As a writer I think a lot about setting. This includes more than location. It includes weather and anything else that can affect how the sleuth and other characters go about their day. The sleuth is investigating and the suspects are eluding. A writer might use rain to compound the sleuth's misery, or a heat wave to complicate the collection and care of evidence. But the blizzards we have endured in the Northeast this past week has reminded me that there are some weather events that I have avoided as a writer.
A blizzard is used to good effect in Murder on the Orient Express by Agatha Christie. In a less well known mystery, P.M. Hubbard turns a river in the countryside into a formidable character, in The Quiet River.

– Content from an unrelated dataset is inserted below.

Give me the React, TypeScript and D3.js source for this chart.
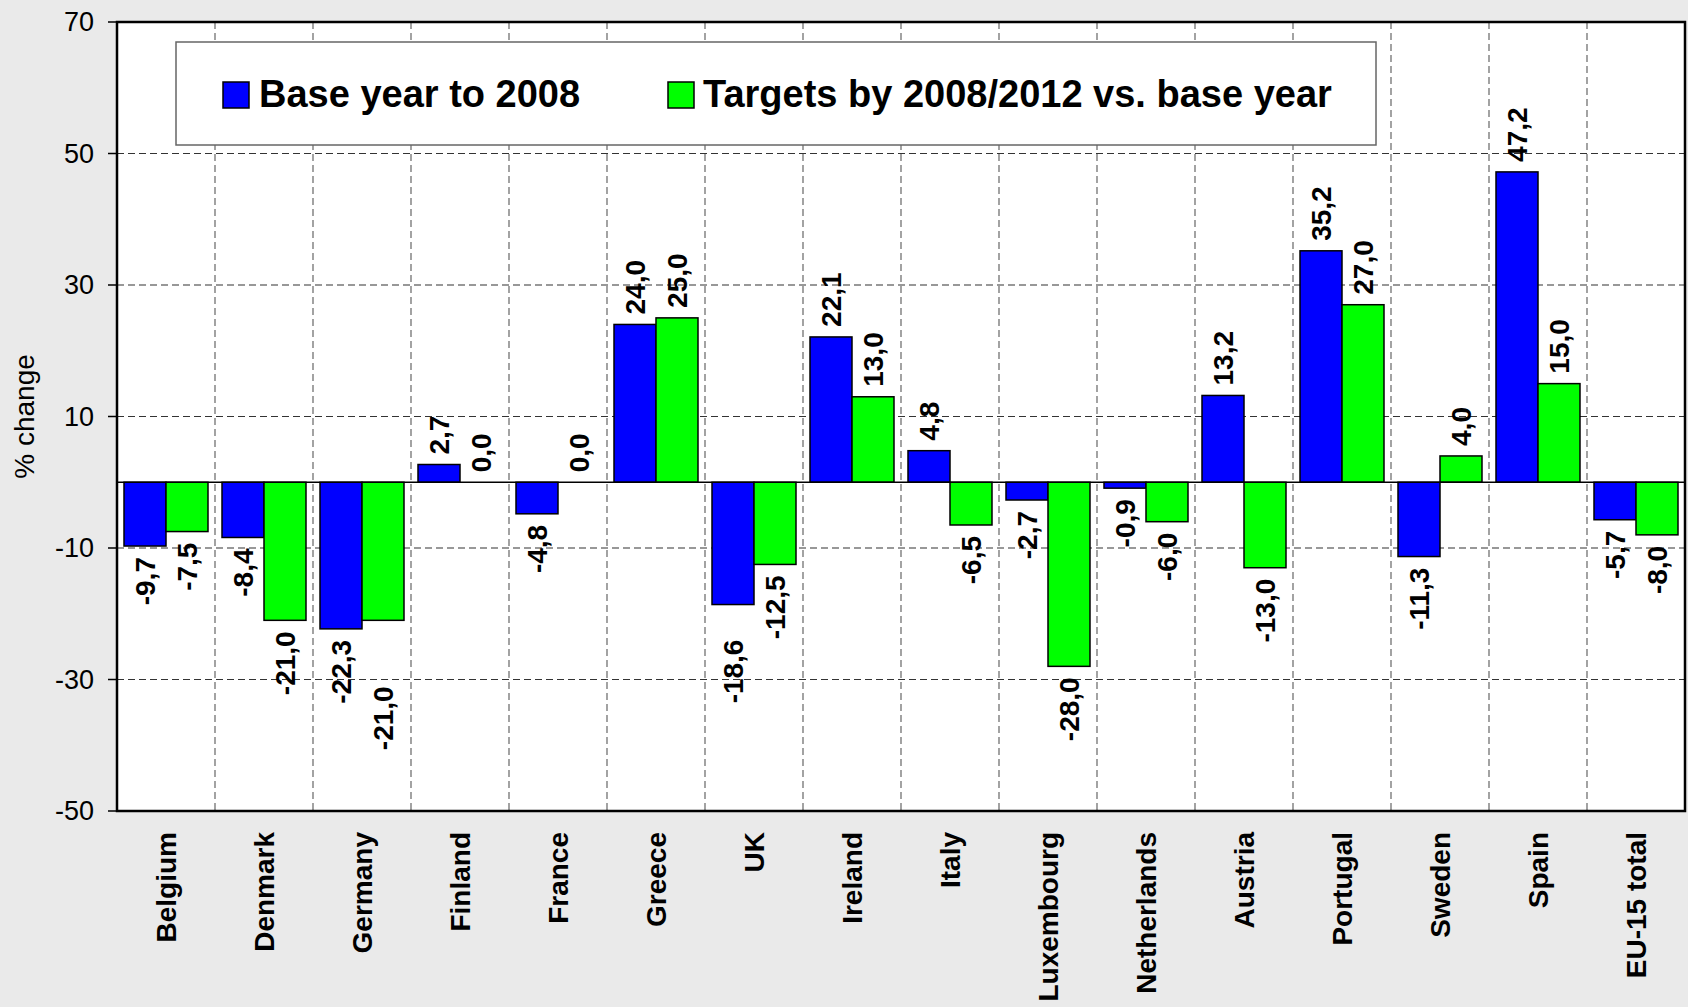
import React from "react";
import * as d3 from "d3";

const categories = ["Belgium","Denmark","Germany","Finland","France","Greece","UK","Ireland","Italy","Luxembourg","Netherlands","Austria","Portugal","Sweden","Spain","EU-15 total"];
const baseYearTo2008 = [-9.7,-8.4,-22.3,2.7,-4.8,24.0,-18.6,22.1,4.8,-2.7,-0.9,13.2,35.2,-11.3,47.2,-5.7];
const targets = [-7.5,-21.0,-21.0,0.0,0.0,25.0,-12.5,13.0,-6.5,-28.0,-6.0,-13.0,27.0,4.0,15.0,-8.0];
const seriesNames = ["Base year to 2008","Targets by 2008/2012 vs. base year"];
const seriesColors = ["#0000FF","#00FF00"];
const yTicks = [70,50,30,10,-10,-30,-50];

// label placement nudges (layout only, in px)
const labelNudge: Record<string, number> = { "Germany|1": 55, "UK|0": 24 };

const W = 1688, H = 1007;
const L = 117, R = 1685, T = 22, B = 811;
const FONT = "'Liberation Sans', Arial, Helvetica, sans-serif";

export default function App() {
  const y = d3.scaleLinear().domain([-50, 70]).range([B, T]);
  const x0 = d3.scaleBand<string>().domain(categories).range([L, R]).paddingInner(0).paddingOuter(0);
  const x1 = d3.scaleBand<string>().domain(seriesNames).range([0, x0.bandwidth()]).paddingInner(0).paddingOuter(0.1667);
  const seriesData = [baseYearTo2008, targets];
  const fmt = (v: number) => v.toFixed(1).replace(".", ",");
  const y0 = y(0);

  return (
    <svg width={W} height={H} style={{ position: "absolute", left: 0, top: 0, background: "#EAEAEA" }} fontFamily={FONT}>
      <rect x={0} y={0} width={W} height={H} fill="#EAEAEA" />
      <rect x={L} y={T} width={R - L} height={B - T} fill="#FFFFFF" />
      {yTicks.filter(t => t !== 70 && t !== -50).map(t => (
        <line key={"h" + t} x1={L} x2={R} y1={y(t)} y2={y(t)} stroke="#333" strokeWidth={1.2} strokeDasharray="7,4" />
      ))}
      {categories.slice(1).map(c => (
        <line key={"v" + c} x1={x0(c)!} x2={x0(c)!} y1={T} y2={B} stroke="#666" strokeWidth={1.2} strokeDasharray="7,4" />
      ))}
      <rect x={176} y={42} width={1200} height={103} fill="#FFFFFF" stroke="#666" strokeWidth={1.5} />
      <rect x={223} y={82} width={26} height={26} fill={seriesColors[0]} stroke="#000" strokeWidth={1.5} />
      <text x={259} y={107} fontSize={38} fontWeight="bold" fill="#000">{seriesNames[0]}</text>
      <rect x={668} y={82} width={26} height={26} fill={seriesColors[1]} stroke="#000" strokeWidth={1.5} />
      <text x={703} y={107} fontSize={38} fontWeight="bold" fill="#000">{seriesNames[1]}</text>
      {categories.map((c, i) => (
        <g key={"g" + c}>
          {seriesNames.map((s, j) => {
            const v = seriesData[j][i];
            const bx = x0(c)! + x1(s)!;
            const bw = x1.bandwidth();
            const yy = y(v);
            return (
              <rect key={s} x={bx} y={Math.min(yy, y0)} width={bw} height={Math.abs(yy - y0)} fill={seriesColors[j]} stroke="#000" strokeWidth={1.5} />
            );
          })}
        </g>
      ))}
      <line x1={L} x2={R} y1={y0} y2={y0} stroke="#000" strokeWidth={1.5} />
      {categories.map((c, i) => seriesNames.map((s, j) => {
        const v = seriesData[j][i];
        const cx = x0(c)! + x1(s)! + x1.bandwidth() / 2;
        const neg = v < 0;
        const nudge = labelNudge[c + "|" + j] || 0;
        const ly = neg ? y(v) + 11 + nudge : y(v) - 10;
        return (
          <text key={"l" + c + s} transform={`translate(${cx},${ly}) rotate(-90)`} textAnchor={neg ? "end" : "start"} dy="0.35em" fontSize={28} fontWeight="bold" fill="#000">{fmt(v)}</text>
        );
      }))}
      <rect x={L} y={T} width={R - L} height={B - T} fill="none" stroke="#000" strokeWidth={2.5} />
      {yTicks.map(t => (
        <g key={"t" + t}>
          <line x1={108} x2={L} y1={y(t)} y2={y(t)} stroke="#000" strokeWidth={1.5} />
          <text x={94} y={y(t)} dy="0.35em" textAnchor="end" fontSize={27} fill="#000">{t}</text>
        </g>
      ))}
      <text transform={`translate(24,${(T + B) / 2}) rotate(-90)`} textAnchor="middle" dy="0.35em" fontSize={28} fill="#000">% change</text>
      {categories.map(c => (
        <text key={"c" + c} transform={`translate(${x0(c)! + x0.bandwidth() / 2},832) rotate(-90)`} textAnchor="end" dy="0.35em" fontSize={28} fontWeight="bold" fill="#000">{c}</text>
      ))}
    </svg>
  );
}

In both stories the weather has to be acknowledged and dealt with.
In For the Love of Parvati, the third Anita Ray mystery, Anita and her Auntie Meena are isolated in a rural estate during the monsoon. Anita is greatly relieved when the rain stops and she can get out for a walk.
The problem with real wintry weather, as opposed to a heat wave or monsoon, is that it brings the usual daily life to a halt. At midnight in our area neighbors are out shoveling or snow-blowing, the light from street lamps amplified by the white snowfall. In the morning, neighbors fill side streets shoveling and cleaning up, stopping to chat with folks they rarely have time to visit with.
Throughout this time, we have no sidewalks, no parking, and struggling public transportation. Fortunately, we didn't lose power in our area. This is the perfect setting for a country house murder, but nearly impossible for the kind of investigation that requires the sleuth to be out and about, visiting offices to gather information, contriving to run into people in a bar or at a party, or following a suspect to work or lunch. In extreme weather, surveillance can be impossible, and most sleuths take the day off, along with their creators.
As I look out the window at the snowdrifts rising to the windowsill I turn my thoughts to the Anita Ray mystery I'm composing. I've written eight thousands words this week, an average amount, and have said little about the weather. But that will change. It's time to feel the heat.